Nesta segunda-feira tem início o ano legislativo no Brasil. Como é ano de eleições gerais, a tendência é que os parlamentares trabalhem menos. Como é ano de Copa do Mundo, a expectativa é que folguem ainda mais. A torcida é para que isso não se concretize, mas a desconfiança é grande.
Fazendo algumas contas rápidas no calendário, sabe-se que entre 2 de fevereiro e 31 de dezembro, teremos 238 dias úteis. O recesso no meio do ano deve compreender o período entre 17 de julho e 1º de agosto. Entre 12 de junho e 13 de julho, período em que a bola estará rolando por aí, há 22 dias úteis. Mesmo que não haja feriado algum, é difícil imaginar nossas excelências no plenário ou em comissões. O período de campanha eleitoral se concentrará entre 1º de agosto e 5 de outubro. Se houver segundo turno no Paraná, serão outros 15 dias úteis de arritmia política.
Quantos dias sobram? Não muitos, mas isso até poderia ser aceitável, desde que no tempo restante nossos legisladores trabalhassem com mais afinco para servir ao interesse público. Normalmente, a condução dos trabalhos leva em conta apenas isto: ser aliado ou oposição ao chefe do Executivo mais próximo. Os vereadores votam conforme sua ligação com o prefeito sem muitos arroubos, porque são poucas as câmaras municipais que contam com transmissão das sessões. Os deputados estaduais obedecem ou escracham as diretrizes do governador e os deputados federais e senadores se digladiam em uma luta que eles consideram ser do bem versus o mal, que gira em torno do PT e do PSDB.
O Legislativo é um teatro, e tudo bem, faz parte do jogo político. Em países desenvolvidos também ocorrem situações bizarras. Desconheço um exemplo tão ilustrativo como o de um desenho dos Simpsons, de 2003, que faz uma paródia do Congresso americano. Krusty, o palhaço, concorre e ganha uma vaga de senador. Seu objetivo é levar à votação um projeto de lei que proíbe o tráfego aéreo em áreas residenciais, uma reivindicação da cidade de Springfield, que não suporta mais o barulho das aeronaves que estão passando por ali. Assim que entra, Krusty enfrenta a dura realidade. "Você é o quê, um idiota? Não sabe que senador novo não apresenta nada?", avisa um colega.

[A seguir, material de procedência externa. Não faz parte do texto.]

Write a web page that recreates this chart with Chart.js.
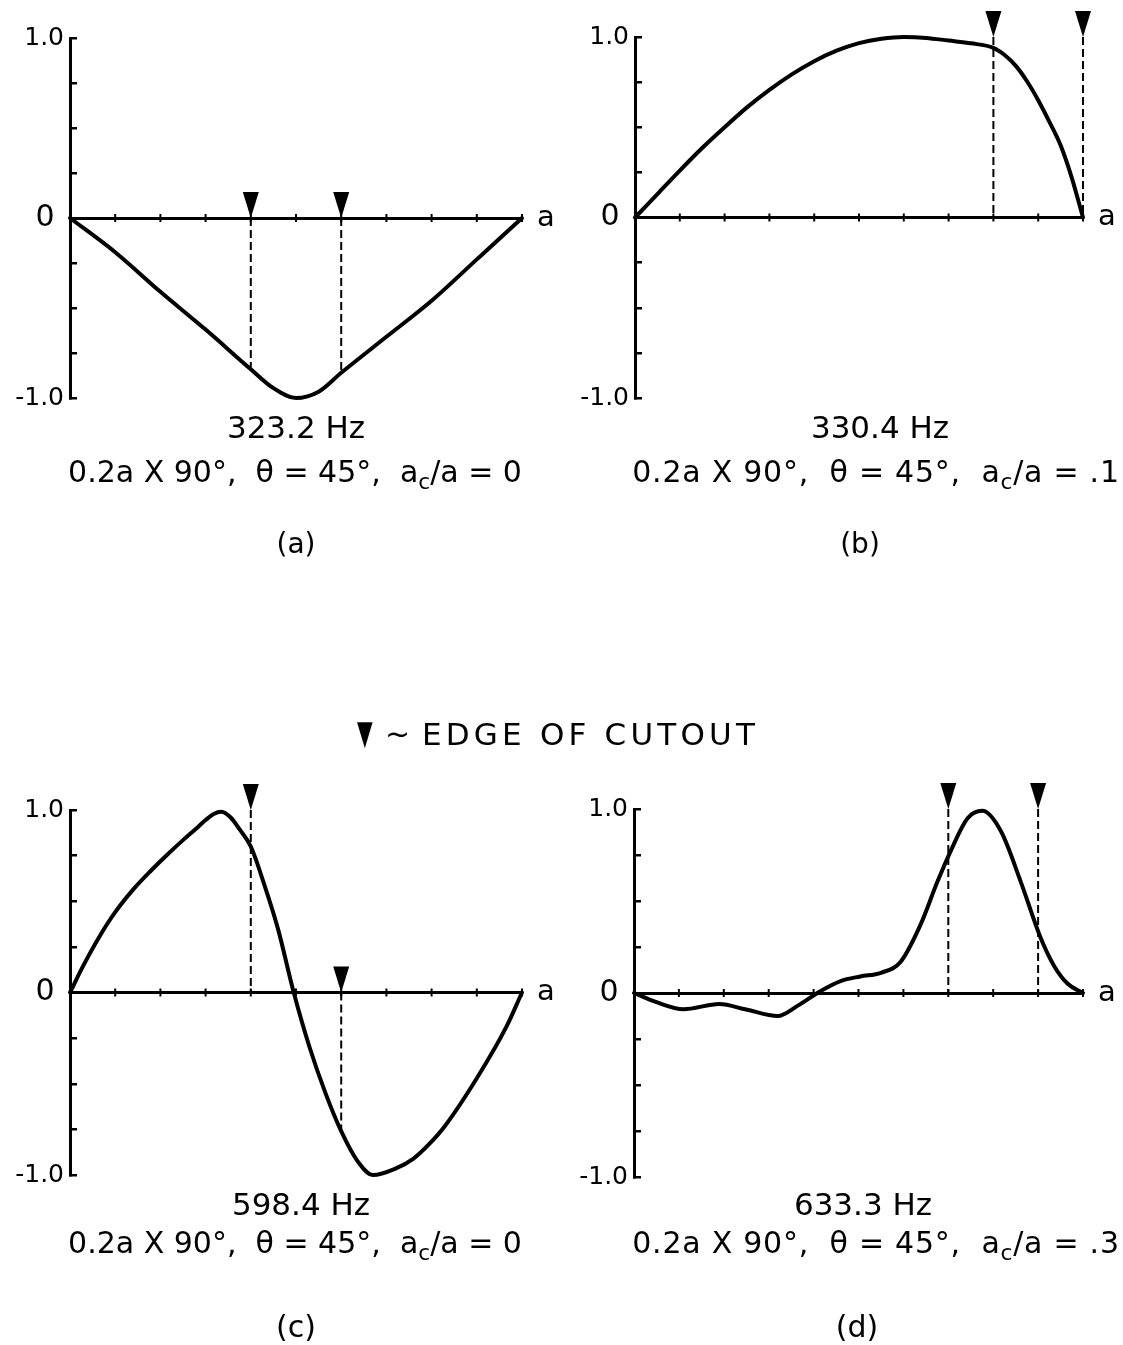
<!DOCTYPE html>
<html>
<head>
<meta charset="utf-8">
<script src="https://cdn.jsdelivr.net/npm/chart.js@4.4.1/dist/chart.umd.min.js"></script>
<style>
html,body{margin:0;padding:0;background:#fff;}
body{width:1123px;height:1345px;position:relative;overflow:hidden;font-family:"DejaVu Sans",sans-serif;color:#000;}
canvas{position:absolute;}
.cap{position:absolute;white-space:pre;transform:translateX(-50%);z-index:2;}
.cap sub{font-size:0.72em;vertical-align:-0.32em;line-height:0;}
.leg{position:absolute;white-space:pre;z-index:2;}
</style>
</head>
<body>
<canvas id="ca" width="561" height="560" style="left:0;top:0"></canvas>
<canvas id="cb" width="562" height="560" style="left:561px;top:0"></canvas>
<canvas id="cc" width="561" height="785" style="left:0;top:560px"></canvas>
<canvas id="cd" width="562" height="785" style="left:561px;top:560px"></canvas>
<script>
// ---------------- data ----------------
const yLabelValues = [-1, 0, 1];
const yLabelTexts  = ['-1.0', '0 ', '1.0'];
const axisEndLabel = 'a';

const freqLabels   = ['323.2 Hz', '330.4 Hz', '598.4 Hz', '633.3 Hz'];
const cutoutRatios = ['0', '.1', '0', '.3'];
const panelTags    = ['(a)', '(b)', '(c)', '(d)'];
const legendSymbol = '\u25BC';
const legendTilde  = '~';
const legendText   = 'EDGE OF CUTOUT';

// (a) 323.2 Hz
const xA = [0, 0.1, 0.2, 0.3, 0.4, 0.45, 0.5, 0.55, 0.6, 0.7, 0.8, 0.9, 1.0];
const yA = [0, -0.19, -0.41, -0.62, -0.84, -0.945, -1.0, -0.965, -0.86, -0.66, -0.46, -0.23, 0];
const cutXA   = [0.4, 0.6];
const cutTipA = [0, 0];
const cutEndA = [-0.83, -0.86];

// (b) 330.4 Hz
const xB = [0, 0.05, 0.1, 0.15, 0.2, 0.25, 0.3, 0.35, 0.4, 0.45, 0.5, 0.55, 0.6, 0.65, 0.7, 0.75, 0.8, 0.825, 0.85, 0.875, 0.9, 0.925, 0.95, 0.975, 1.0];
const yB = [0, 0.13, 0.26, 0.385, 0.5, 0.61, 0.707, 0.793, 0.866, 0.924, 0.966, 0.99, 1.0, 0.995, 0.98, 0.965, 0.94, 0.9, 0.84, 0.755, 0.65, 0.53, 0.4, 0.22, 0];
const cutXB   = [0.8, 1.0];
const cutTipB = [1, 1];
const cutEndB = [0, 0];

// (c) 598.4 Hz
const xC = [0, 0.03, 0.066, 0.1, 0.14, 0.18, 0.215, 0.25, 0.28, 0.3, 0.318, 0.335, 0.355, 0.375, 0.4, 0.43, 0.46, 0.495, 0.53, 0.565, 0.6, 0.635, 0.67, 0.72, 0.76, 0.795, 0.83, 0.9, 0.965, 1.0];
const yC = [0, 0.15, 0.31, 0.44, 0.565, 0.67, 0.755, 0.835, 0.9, 0.945, 0.978, 0.99, 0.96, 0.895, 0.8, 0.59, 0.35, 0, -0.3, -0.55, -0.76, -0.92, -1.0, -0.965, -0.91, -0.83, -0.73, -0.47, -0.19, 0];
const cutXC   = [0.4, 0.6];
const cutTipC = [1, 0];
const cutEndC = [0, -0.76];

// (d) 633.3 Hz
const xD = [0, 0.05, 0.11, 0.19, 0.25, 0.32, 0.364, 0.415, 0.46, 0.504, 0.55, 0.594, 0.638, 0.675, 0.705, 0.743, 0.776, 0.817, 0.862, 0.904, 0.935, 0.966, 1.0];
const yD = [0, -0.05, -0.088, -0.06, -0.09, -0.125, -0.07, 0.01, 0.065, 0.09, 0.11, 0.17, 0.37, 0.6, 0.77, 0.95, 0.99, 0.88, 0.6, 0.31, 0.15, 0.05, 0];
const cutXD   = [0.7, 0.9];
const cutTipD = [1, 1];
const cutEndD = [0, 0];

// ---------------- layout (not data) ----------------
const FONT = '"DejaVu Sans", sans-serif';
Chart.defaults.font.family = FONT;
Chart.defaults.color = '#000';

// cap entries: [centerX, top, fontSize, letterSpacing]
const layouts = [
  {id:'ca', w:561, h:560, left:70, top:38, right:522, bottom:398,
   cap:[[296,412,31,0],[295,457,30,0],[296,530,28,0]]},
  {id:'cb', w:562, h:560, left:74, top:37, right:522, bottom:398,
   cap:[[880,412,31,0],[876,457,30,0.75],[860,530,28,0]]},
  {id:'cc', w:561, h:785, left:70, top:250, right:522, bottom:615,
   cap:[[301,1189,31,0],[295,1228,30,0],[296,1312,30,0]]},
  {id:'cd', w:562, h:785, left:73, top:249, right:522, bottom:617,
   cap:[[863,1189,31,0],[876,1228,30,0.75],[857,1312,30,0]]}
];

function yTickText(v) {
  const i = yLabelValues.indexOf(v);
  return i >= 0 ? yLabelTexts[i] : '';
}

function makePanel(L, xs, ys, cutX, cutTip, cutEnd) {
  const datasets = [{
    data: xs.map((x, i) => ({x, y: ys[i]})),
    borderColor: '#000', borderWidth: 4, pointRadius: 0,
    cubicInterpolationMode: 'monotone', clip: false, fill: false,
    borderCapStyle: 'round', borderJoinStyle: 'round'
  }];
  cutX.forEach((cx, i) => {
    datasets.push({
      data: [{x: cx, y: cutTip[i]}, {x: cx, y: cutEnd[i]}],
      borderColor: '#000', borderWidth: 2, borderDash: [8, 4],
      pointRadius: 0, tension: 0, clip: false, fill: false
    });
  });
  const marks = {
    id: 'marks' + L.id,
    afterDatasetsDraw(chart) {
      const {ctx, scales: {x, y}} = chart;
      const y0 = y.getPixelForValue(0);
      ctx.save();
      ctx.strokeStyle = '#000';
      ctx.lineWidth = 2;
      x.ticks.forEach(t => {
        if (t.value <= 0) return;
        const px = x.getPixelForValue(t.value);
        ctx.beginPath(); ctx.moveTo(px, y0 - 4); ctx.lineTo(px, y0 + 4); ctx.stroke();
      });
      ctx.fillStyle = '#000';
      cutX.forEach((cx, i) => {
        const px = x.getPixelForValue(cx);
        const py = y.getPixelForValue(cutTip[i]);
        ctx.beginPath();
        ctx.moveTo(px - 8, py - 26);
        ctx.lineTo(px + 8, py - 26);
        ctx.lineTo(px, py);
        ctx.closePath();
        ctx.fill();
      });
      ctx.font = '29px ' + FONT;
      ctx.textAlign = 'center';
      ctx.textBaseline = 'middle';
      ctx.fillText(axisEndLabel, x.getPixelForValue(1) + 24, y0);
      ctx.restore();
    }
  };
  new Chart(document.getElementById(L.id), {
    type: 'line',
    data: {datasets},
    plugins: [marks],
    options: {
      responsive: false, animation: false, events: [],
      layout: {padding: {left: 0, top: L.top, right: L.w - L.right, bottom: L.h - L.bottom}},
      plugins: {legend: {display: false}, tooltip: {enabled: false}},
      scales: {
        x: {
          type: 'linear', min: 0, max: 1, position: {y: 0},
          ticks: {display: false, stepSize: 0.1},
          grid: {display: false},
          border: {display: true, color: '#000', width: 3},
          afterFit(s) { s.height = 0; }
        },
        y: {
          type: 'linear', min: -1, max: 1,
          ticks: {
            stepSize: 0.25, padding: 13, autoSkip: false, color: '#000',
            callback: v => yTickText(v),
            font: ctx => ({family: FONT, size: (ctx.tick && ctx.tick.value === 0) ? 30 : 25})
          },
          grid: {drawOnChartArea: false, drawTicks: true, tickLength: -7, color: '#000', lineWidth: 2.5},
          border: {display: true, color: '#000', width: 3},
          afterFit(s) { s.width = L.left; }
        }
      }
    }
  });
}

makePanel(layouts[0], xA, yA, cutXA, cutTipA, cutEndA);
makePanel(layouts[1], xB, yB, cutXB, cutTipB, cutEndB);
makePanel(layouts[2], xC, yC, cutXC, cutTipC, cutEndC);
makePanel(layouts[3], xD, yD, cutXD, cutTipD, cutEndD);

// captions
layouts.forEach((L, i) => {
  L.cap.forEach((c, k) => {
    const d = document.createElement('div');
    d.className = 'cap';
    d.style.left = c[0] + 'px';
    d.style.top = c[1] + 'px';
    d.style.fontSize = c[2] + 'px';
    d.style.lineHeight = c[2] + 'px';
    d.style.letterSpacing = c[3] + 'px';
    if (k === 0) {
      d.textContent = freqLabels[i];
    } else if (k === 1) {
      d.innerHTML = '0.2a X 90\u00B0,  \u03B8 = 45\u00B0,  a<sub>c</sub>/a = ' + cutoutRatios[i];
    } else {
      d.textContent = panelTags[i];
    }
    document.body.appendChild(d);
  });
});

// legend
(function () {
  const tri = document.createElement('div');
  tri.className = 'leg';
  tri.textContent = legendSymbol;
  tri.style.cssText = 'left:357px;top:715px;font-size:34px;line-height:34px;transform:scaleX(0.6);transform-origin:left top;';
  document.body.appendChild(tri);
  const til = document.createElement('div');
  til.className = 'leg';
  til.textContent = legendTilde;
  til.style.cssText = 'left:385px;top:719px;font-size:30px;line-height:30px;';
  document.body.appendChild(til);
  const txt = document.createElement('div');
  txt.className = 'leg';
  txt.textContent = legendText;
  txt.style.cssText = 'left:422px;top:719px;font-size:31px;line-height:31px;letter-spacing:4.2px;';
  document.body.appendChild(txt);
})();
</script>
</body>
</html>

Krusty tenta emplacar o projeto em uma comissão, para depois levá-lo ao plenário, mas também não consegue. Um zelador explica aos Simpsons como fazer para ajudar o senador: é preciso chantagear alguns congressistas e anexar a proposta do controle de tráfego aéreo a um projeto popular, que tenha aprovação garantida. E isso é feito com um clipe de papel garantia de que o projeto está anexado. O projeto é aprovado.
O exemplo é exagerado, mas segue a linha de um lugar-comum: "leis e linguiças, melhor não saber como elas são feitas".
Audiências públicas
Há maneiras, entretanto, da população acompanhar como as leis são feitas, e opinar a respeito: as audiências públicas, por exemplo. Como cidadão, é possível sugerir onde o município vai aplicar parte do orçamento. Mas há audiências ainda mais elaboradas, em que além da população afetada, especialistas no assunto são chamados a dar seu parecer. Todas as casas legislativas promovem essas audiências públicas, mas elas são bem consolidadas nas comissões da Câmara dos Deputados.
E o que isso tem a ver com o cenário descrito nos parágrafos anteriores? O grande problema é que o número de audiências públicas cai drasticamente em anos de eleição. Os deputados até podem alegar que trabalham normalmente, que aprovam muitas leis. Isso é fácil, pois basta limitar as discussões, adotar o esquema "rolo compressor" e passar algumas madrugadas votando no plenário. Mas o fato é que o trabalho feito junto com a sociedade, construído nas audiências, é seriamente prejudicado. E, além disso, teremos a Copa do Mundo.